▸ Exercise directions:
Could you copy every line from the material below in which "this" appears?

▸ Records shown:
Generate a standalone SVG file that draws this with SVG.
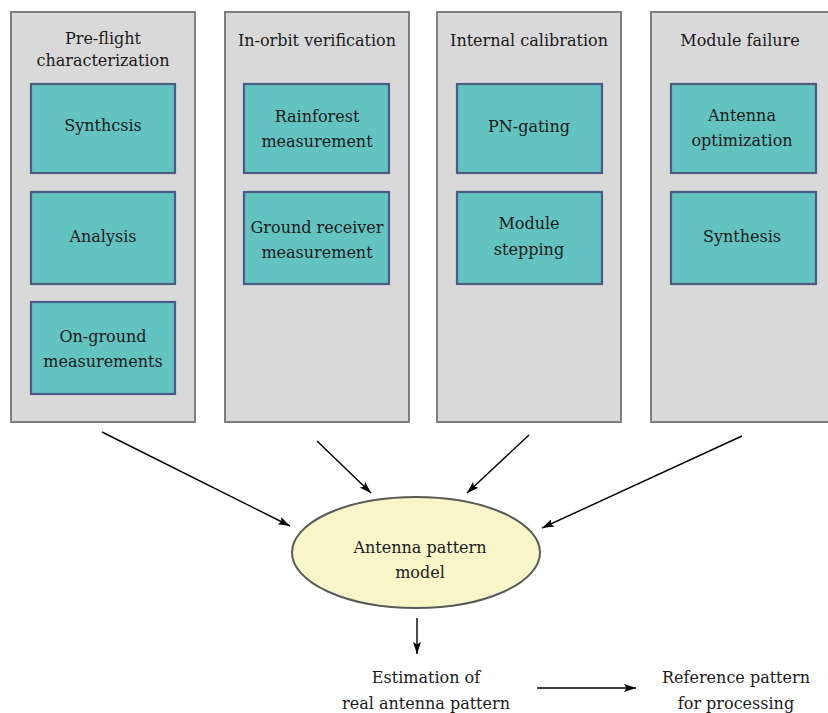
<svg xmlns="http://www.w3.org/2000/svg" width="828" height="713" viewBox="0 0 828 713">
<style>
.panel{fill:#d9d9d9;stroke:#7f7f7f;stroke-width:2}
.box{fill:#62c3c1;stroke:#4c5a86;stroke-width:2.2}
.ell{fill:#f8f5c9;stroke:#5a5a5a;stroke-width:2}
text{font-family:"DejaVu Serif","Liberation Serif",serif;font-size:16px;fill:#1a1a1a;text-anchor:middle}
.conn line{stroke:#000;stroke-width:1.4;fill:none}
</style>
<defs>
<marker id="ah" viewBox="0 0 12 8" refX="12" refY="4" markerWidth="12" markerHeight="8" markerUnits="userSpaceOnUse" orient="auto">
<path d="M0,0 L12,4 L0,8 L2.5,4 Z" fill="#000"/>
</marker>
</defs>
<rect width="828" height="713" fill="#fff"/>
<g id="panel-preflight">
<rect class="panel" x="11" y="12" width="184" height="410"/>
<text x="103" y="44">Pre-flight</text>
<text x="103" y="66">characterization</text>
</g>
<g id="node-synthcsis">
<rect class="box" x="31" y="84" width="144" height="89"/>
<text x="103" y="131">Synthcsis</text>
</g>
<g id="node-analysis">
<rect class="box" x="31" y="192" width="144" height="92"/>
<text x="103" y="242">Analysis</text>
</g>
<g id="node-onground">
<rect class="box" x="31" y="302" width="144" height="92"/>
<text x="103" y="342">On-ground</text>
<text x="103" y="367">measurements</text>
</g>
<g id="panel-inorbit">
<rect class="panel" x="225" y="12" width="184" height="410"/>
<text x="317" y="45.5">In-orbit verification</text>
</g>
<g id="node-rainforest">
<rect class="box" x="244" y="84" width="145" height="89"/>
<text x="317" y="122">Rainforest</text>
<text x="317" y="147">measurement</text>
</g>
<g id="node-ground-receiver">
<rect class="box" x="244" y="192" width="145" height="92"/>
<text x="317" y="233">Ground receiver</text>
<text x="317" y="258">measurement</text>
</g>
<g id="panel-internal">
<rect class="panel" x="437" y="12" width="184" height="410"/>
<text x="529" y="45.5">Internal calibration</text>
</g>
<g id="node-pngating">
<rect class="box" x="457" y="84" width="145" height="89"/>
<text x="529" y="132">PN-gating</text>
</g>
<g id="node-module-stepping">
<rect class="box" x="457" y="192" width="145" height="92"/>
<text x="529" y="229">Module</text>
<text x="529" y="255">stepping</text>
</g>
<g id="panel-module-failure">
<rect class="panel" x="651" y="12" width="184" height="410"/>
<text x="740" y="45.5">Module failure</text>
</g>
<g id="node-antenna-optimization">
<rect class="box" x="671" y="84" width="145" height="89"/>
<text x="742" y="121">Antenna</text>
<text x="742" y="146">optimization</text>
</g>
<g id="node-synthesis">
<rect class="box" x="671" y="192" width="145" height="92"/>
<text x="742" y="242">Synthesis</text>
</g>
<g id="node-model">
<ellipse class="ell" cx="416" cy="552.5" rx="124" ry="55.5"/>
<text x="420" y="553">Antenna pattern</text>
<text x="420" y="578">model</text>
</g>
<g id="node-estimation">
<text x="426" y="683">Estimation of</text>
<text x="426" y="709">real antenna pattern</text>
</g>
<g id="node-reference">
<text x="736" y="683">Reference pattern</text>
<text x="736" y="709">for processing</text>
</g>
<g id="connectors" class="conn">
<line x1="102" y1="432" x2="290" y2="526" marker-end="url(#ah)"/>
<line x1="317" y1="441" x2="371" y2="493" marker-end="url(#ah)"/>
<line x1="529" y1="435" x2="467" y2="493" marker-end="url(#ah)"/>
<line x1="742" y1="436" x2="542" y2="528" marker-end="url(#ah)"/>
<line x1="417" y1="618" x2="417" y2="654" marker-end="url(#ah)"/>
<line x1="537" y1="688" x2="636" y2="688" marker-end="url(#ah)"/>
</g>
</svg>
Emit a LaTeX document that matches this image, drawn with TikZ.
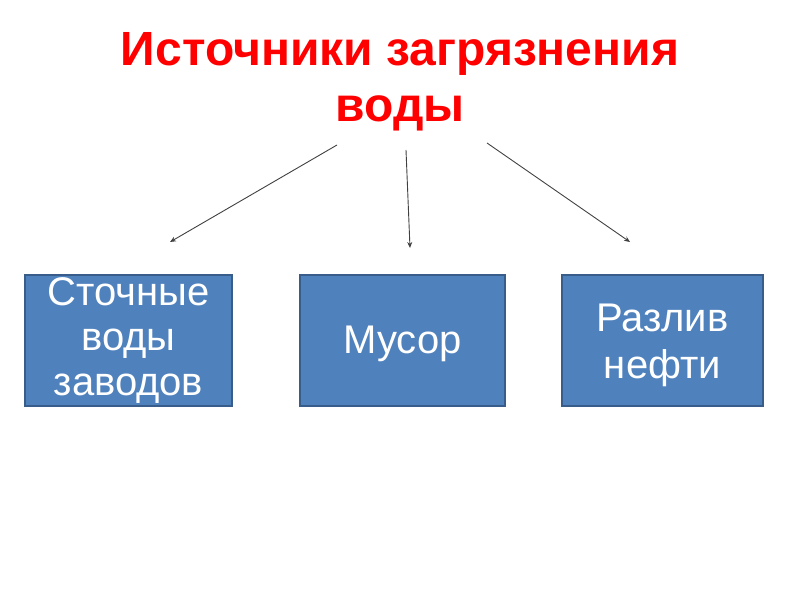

▸ Task result:
Generate a standalone SVG file that draws this with SVG.
Emit a LaTeX document that matches this image, drawn with TikZ.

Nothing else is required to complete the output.